> [Your objective]:
Repeat the records below exactly, from the first line through the line containing "p.ygrid.visible = False", and leave out any pictures.

> [Recorded information]:
--------------------------------------------------
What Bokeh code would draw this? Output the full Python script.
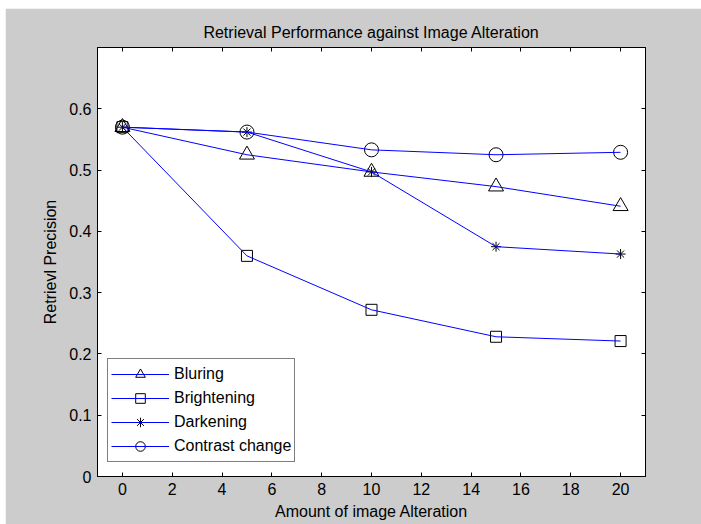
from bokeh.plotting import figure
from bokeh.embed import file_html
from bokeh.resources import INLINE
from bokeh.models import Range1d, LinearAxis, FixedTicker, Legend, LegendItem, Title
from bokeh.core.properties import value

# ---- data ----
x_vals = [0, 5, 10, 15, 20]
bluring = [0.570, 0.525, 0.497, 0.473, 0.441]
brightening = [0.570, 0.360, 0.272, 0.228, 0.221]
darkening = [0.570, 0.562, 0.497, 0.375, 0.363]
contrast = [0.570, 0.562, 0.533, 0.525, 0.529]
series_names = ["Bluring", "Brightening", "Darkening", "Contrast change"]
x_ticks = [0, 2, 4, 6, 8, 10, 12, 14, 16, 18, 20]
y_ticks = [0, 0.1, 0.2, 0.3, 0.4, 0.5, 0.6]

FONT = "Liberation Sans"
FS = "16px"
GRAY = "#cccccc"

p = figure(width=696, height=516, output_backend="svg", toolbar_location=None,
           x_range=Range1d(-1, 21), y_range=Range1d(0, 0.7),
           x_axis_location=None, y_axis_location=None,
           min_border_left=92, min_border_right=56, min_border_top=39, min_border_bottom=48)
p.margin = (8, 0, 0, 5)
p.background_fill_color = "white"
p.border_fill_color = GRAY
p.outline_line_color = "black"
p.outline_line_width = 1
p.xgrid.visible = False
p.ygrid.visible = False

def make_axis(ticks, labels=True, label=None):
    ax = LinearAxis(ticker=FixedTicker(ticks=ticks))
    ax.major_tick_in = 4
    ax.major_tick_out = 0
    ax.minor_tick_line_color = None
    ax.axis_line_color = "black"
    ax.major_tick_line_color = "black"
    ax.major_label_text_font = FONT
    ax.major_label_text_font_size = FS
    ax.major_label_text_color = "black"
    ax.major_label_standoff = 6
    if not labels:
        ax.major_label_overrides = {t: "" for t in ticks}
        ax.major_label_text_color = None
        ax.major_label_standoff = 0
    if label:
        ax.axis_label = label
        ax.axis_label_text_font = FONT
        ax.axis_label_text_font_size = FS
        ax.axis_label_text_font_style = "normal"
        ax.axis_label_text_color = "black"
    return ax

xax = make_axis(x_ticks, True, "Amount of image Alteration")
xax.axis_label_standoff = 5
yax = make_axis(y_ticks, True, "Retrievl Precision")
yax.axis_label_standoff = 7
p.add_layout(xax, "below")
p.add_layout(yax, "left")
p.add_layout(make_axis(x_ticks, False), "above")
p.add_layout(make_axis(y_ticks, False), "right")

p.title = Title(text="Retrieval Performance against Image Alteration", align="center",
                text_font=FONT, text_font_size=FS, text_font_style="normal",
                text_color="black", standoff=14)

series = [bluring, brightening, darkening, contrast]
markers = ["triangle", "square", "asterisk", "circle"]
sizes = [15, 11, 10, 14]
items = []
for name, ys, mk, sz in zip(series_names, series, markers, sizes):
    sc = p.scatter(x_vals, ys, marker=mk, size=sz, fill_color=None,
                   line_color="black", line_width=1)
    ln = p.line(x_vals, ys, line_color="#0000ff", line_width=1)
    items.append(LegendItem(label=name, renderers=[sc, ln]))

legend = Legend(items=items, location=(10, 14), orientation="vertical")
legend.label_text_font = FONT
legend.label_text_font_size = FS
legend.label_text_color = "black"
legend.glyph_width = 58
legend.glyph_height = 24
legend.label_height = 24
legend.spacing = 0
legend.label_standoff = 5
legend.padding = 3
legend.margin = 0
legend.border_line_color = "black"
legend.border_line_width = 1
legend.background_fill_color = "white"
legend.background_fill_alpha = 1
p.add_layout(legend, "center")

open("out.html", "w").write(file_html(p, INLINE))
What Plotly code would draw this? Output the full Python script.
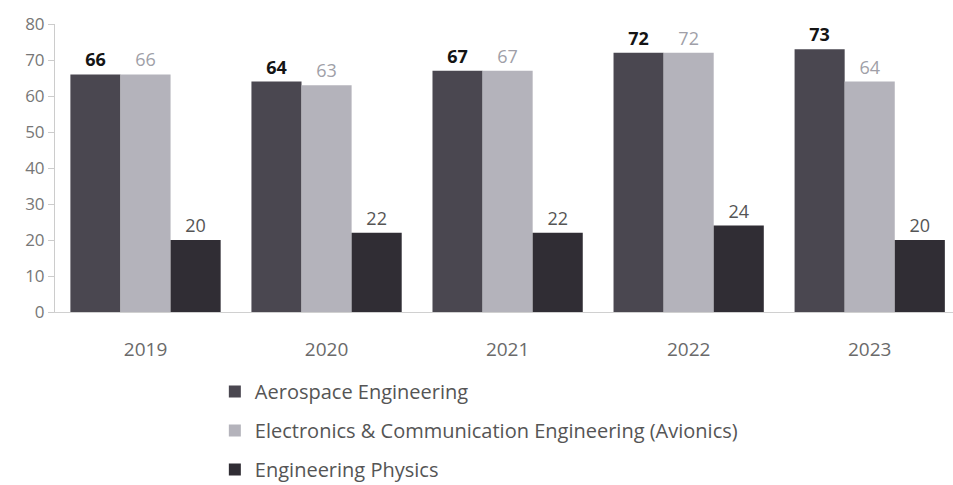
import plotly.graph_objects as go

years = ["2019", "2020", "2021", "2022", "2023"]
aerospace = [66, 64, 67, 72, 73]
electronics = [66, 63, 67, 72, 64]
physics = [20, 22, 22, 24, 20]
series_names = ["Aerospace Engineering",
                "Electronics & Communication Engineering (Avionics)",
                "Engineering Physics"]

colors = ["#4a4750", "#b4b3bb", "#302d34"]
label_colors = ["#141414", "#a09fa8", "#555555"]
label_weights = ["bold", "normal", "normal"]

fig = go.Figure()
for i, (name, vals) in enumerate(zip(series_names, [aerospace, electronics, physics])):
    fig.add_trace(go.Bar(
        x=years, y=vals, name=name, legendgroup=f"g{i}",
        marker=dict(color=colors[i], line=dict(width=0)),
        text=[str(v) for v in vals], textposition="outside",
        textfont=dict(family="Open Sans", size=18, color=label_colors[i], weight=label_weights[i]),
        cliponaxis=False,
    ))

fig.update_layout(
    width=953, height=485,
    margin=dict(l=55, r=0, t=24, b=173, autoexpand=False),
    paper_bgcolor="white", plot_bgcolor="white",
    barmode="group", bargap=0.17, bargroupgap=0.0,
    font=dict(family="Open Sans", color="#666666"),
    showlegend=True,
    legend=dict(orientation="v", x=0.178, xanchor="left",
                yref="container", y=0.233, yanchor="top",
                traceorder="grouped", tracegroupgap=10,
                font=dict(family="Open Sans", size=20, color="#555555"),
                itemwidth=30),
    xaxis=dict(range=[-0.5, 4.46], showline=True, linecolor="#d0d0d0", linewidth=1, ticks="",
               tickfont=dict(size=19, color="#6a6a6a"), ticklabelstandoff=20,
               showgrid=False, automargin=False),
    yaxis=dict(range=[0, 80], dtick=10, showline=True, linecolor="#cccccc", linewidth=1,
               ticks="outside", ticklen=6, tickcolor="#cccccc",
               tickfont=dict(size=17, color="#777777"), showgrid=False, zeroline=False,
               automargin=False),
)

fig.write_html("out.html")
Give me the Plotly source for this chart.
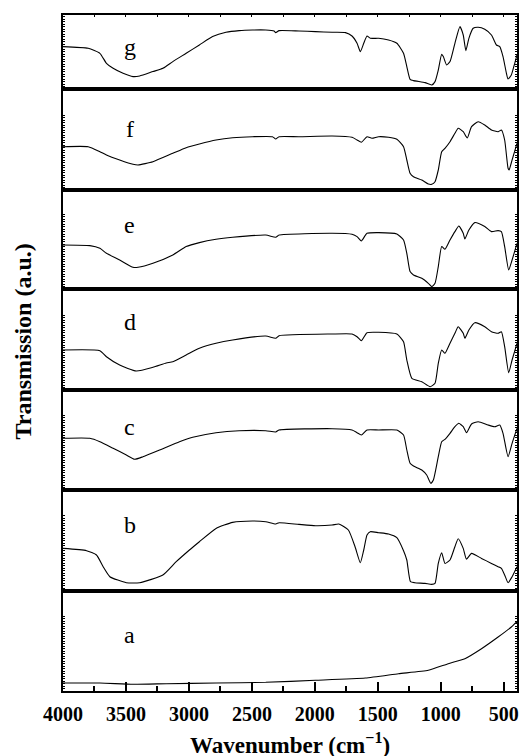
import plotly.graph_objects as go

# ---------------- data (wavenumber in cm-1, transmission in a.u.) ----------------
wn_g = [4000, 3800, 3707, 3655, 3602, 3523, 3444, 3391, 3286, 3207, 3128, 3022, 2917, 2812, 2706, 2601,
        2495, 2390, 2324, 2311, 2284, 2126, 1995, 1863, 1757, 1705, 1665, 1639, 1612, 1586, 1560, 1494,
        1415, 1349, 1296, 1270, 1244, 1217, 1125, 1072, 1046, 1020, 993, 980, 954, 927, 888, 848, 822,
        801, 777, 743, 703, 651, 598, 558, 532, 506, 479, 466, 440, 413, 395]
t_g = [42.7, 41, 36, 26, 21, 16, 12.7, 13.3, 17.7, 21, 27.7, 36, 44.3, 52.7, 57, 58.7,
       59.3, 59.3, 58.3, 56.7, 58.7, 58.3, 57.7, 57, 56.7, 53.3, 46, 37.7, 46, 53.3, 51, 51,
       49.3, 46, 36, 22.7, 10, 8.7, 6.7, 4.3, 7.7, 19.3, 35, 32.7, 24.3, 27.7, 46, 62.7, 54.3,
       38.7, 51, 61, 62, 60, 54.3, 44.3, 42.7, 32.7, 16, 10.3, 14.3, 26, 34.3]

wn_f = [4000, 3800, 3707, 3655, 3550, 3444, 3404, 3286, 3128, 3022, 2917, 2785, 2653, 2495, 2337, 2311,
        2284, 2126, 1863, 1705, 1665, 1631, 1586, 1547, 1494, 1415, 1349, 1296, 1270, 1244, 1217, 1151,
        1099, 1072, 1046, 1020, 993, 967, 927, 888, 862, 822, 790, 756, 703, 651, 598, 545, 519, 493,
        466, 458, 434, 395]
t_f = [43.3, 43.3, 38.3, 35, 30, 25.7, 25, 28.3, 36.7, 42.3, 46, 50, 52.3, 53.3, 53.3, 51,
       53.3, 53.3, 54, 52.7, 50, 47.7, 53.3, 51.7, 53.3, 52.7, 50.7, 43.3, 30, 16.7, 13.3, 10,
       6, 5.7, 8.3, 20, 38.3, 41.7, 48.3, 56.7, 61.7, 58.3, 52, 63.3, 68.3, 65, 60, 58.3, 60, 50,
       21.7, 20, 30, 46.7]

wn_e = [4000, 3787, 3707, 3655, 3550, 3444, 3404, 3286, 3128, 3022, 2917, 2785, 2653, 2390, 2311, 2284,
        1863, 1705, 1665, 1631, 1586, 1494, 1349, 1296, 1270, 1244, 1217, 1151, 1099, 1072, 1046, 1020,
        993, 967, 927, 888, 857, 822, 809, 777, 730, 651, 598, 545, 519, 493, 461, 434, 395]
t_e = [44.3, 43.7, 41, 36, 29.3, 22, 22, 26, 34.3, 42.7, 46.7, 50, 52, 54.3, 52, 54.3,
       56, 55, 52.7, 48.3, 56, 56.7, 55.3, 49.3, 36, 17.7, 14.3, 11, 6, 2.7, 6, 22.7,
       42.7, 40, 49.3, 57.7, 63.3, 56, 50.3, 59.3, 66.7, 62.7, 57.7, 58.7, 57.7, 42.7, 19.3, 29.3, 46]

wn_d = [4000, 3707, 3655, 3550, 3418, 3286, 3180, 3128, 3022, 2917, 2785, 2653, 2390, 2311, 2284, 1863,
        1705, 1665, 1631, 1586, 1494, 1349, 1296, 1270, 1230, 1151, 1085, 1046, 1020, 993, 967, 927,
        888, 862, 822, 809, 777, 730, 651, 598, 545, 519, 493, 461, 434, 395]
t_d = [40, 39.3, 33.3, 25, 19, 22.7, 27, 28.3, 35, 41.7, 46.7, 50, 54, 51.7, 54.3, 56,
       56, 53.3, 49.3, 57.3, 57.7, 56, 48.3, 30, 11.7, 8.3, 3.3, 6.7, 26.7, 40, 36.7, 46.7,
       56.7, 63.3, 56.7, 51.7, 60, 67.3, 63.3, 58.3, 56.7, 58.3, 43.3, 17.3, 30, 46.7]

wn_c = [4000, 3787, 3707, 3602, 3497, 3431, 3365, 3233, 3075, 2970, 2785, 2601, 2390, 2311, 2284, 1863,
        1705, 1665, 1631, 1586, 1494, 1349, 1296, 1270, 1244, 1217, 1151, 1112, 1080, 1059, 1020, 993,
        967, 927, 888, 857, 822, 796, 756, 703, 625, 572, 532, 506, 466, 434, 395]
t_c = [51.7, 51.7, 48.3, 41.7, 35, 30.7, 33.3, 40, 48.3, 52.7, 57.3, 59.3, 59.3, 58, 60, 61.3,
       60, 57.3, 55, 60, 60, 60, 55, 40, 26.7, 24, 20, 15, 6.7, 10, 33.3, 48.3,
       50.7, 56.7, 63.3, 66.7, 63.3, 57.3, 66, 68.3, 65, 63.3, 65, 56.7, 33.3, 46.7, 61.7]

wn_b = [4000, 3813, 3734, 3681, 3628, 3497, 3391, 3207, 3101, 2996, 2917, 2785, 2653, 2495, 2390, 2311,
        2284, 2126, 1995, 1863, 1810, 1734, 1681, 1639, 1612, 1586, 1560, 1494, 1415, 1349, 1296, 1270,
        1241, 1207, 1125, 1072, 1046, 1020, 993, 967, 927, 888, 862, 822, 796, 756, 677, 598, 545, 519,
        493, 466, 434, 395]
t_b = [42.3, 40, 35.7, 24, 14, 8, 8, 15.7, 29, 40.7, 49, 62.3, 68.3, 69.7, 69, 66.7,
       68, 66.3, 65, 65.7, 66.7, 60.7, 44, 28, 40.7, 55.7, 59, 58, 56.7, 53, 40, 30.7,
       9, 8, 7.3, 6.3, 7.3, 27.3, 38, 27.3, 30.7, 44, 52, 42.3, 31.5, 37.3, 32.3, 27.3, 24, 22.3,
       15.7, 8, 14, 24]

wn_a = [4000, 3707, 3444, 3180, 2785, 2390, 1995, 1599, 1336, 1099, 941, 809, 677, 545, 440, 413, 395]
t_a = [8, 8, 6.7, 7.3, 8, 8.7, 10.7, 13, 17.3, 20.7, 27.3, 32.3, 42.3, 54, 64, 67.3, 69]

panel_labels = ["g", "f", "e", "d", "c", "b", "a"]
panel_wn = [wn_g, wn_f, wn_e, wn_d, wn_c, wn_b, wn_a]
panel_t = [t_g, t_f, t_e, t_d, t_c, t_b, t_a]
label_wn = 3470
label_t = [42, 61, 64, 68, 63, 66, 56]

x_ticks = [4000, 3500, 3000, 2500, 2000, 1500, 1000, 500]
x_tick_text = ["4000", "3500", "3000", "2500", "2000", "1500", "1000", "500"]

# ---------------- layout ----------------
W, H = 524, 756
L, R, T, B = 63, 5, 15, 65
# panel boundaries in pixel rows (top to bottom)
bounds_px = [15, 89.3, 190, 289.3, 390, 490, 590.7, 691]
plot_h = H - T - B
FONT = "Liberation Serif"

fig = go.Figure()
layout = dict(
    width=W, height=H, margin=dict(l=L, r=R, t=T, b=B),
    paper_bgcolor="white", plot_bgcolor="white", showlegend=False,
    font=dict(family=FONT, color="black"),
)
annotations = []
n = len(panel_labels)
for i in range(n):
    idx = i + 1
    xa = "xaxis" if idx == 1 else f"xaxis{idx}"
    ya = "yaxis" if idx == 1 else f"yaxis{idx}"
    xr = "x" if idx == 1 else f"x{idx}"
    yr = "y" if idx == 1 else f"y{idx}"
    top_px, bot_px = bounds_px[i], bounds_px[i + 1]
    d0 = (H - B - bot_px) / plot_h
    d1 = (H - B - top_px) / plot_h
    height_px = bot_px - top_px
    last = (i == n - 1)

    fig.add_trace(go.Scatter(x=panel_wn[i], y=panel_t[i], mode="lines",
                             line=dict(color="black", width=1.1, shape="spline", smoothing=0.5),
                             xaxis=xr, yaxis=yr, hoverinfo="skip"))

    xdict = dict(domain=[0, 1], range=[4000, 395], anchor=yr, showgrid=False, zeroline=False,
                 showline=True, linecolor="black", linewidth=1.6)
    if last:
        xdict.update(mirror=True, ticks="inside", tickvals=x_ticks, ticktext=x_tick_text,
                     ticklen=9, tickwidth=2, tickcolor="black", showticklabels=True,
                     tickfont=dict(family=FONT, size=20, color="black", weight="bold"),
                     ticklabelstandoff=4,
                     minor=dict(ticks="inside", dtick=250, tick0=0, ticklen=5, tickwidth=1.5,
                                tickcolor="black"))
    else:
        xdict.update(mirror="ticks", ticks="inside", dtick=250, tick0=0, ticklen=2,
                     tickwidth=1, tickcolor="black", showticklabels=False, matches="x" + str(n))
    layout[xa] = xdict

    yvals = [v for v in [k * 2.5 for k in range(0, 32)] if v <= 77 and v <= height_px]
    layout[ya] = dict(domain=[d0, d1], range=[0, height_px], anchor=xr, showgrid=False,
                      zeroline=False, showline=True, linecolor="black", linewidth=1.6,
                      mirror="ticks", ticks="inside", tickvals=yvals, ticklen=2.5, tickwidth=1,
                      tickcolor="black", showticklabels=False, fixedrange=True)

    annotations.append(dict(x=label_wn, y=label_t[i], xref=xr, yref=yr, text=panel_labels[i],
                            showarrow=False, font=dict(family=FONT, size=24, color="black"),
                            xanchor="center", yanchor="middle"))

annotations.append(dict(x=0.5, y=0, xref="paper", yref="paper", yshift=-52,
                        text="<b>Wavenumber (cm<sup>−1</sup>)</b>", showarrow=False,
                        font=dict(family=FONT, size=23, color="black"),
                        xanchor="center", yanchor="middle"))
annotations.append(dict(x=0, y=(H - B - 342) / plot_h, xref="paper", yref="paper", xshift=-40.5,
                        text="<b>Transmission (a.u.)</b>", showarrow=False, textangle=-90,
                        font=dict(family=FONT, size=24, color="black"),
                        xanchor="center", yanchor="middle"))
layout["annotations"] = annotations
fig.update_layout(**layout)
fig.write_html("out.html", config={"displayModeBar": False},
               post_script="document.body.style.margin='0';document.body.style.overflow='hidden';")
--------------------------------------------------
> [Answer to this problem]:
What Bokeh code would draw this? Output the full Python script.
from bokeh.plotting import figure
from bokeh.embed import file_html
from bokeh.resources import INLINE
from bokeh.models import Range1d, LinearAxis, FixedTicker, Legend, LegendItem, Title
from bokeh.core.properties import value

# ---- data ----
x_vals = [0, 5, 10, 15, 20]
bluring = [0.570, 0.525, 0.497, 0.473, 0.441]
brightening = [0.570, 0.360, 0.272, 0.228, 0.221]
darkening = [0.570, 0.562, 0.497, 0.375, 0.363]
contrast = [0.570, 0.562, 0.533, 0.525, 0.529]
series_names = ["Bluring", "Brightening", "Darkening", "Contrast change"]
x_ticks = [0, 2, 4, 6, 8, 10, 12, 14, 16, 18, 20]
y_ticks = [0, 0.1, 0.2, 0.3, 0.4, 0.5, 0.6]

FONT = "Liberation Sans"
FS = "16px"
GRAY = "#cccccc"

p = figure(width=696, height=516, output_backend="svg", toolbar_location=None,
           x_range=Range1d(-1, 21), y_range=Range1d(0, 0.7),
           x_axis_location=None, y_axis_location=None,
           min_border_left=92, min_border_right=56, min_border_top=39, min_border_bottom=48)
p.margin = (8, 0, 0, 5)
p.background_fill_color = "white"
p.border_fill_color = GRAY
p.outline_line_color = "black"
p.outline_line_width = 1
p.xgrid.visible = False
p.ygrid.visible = False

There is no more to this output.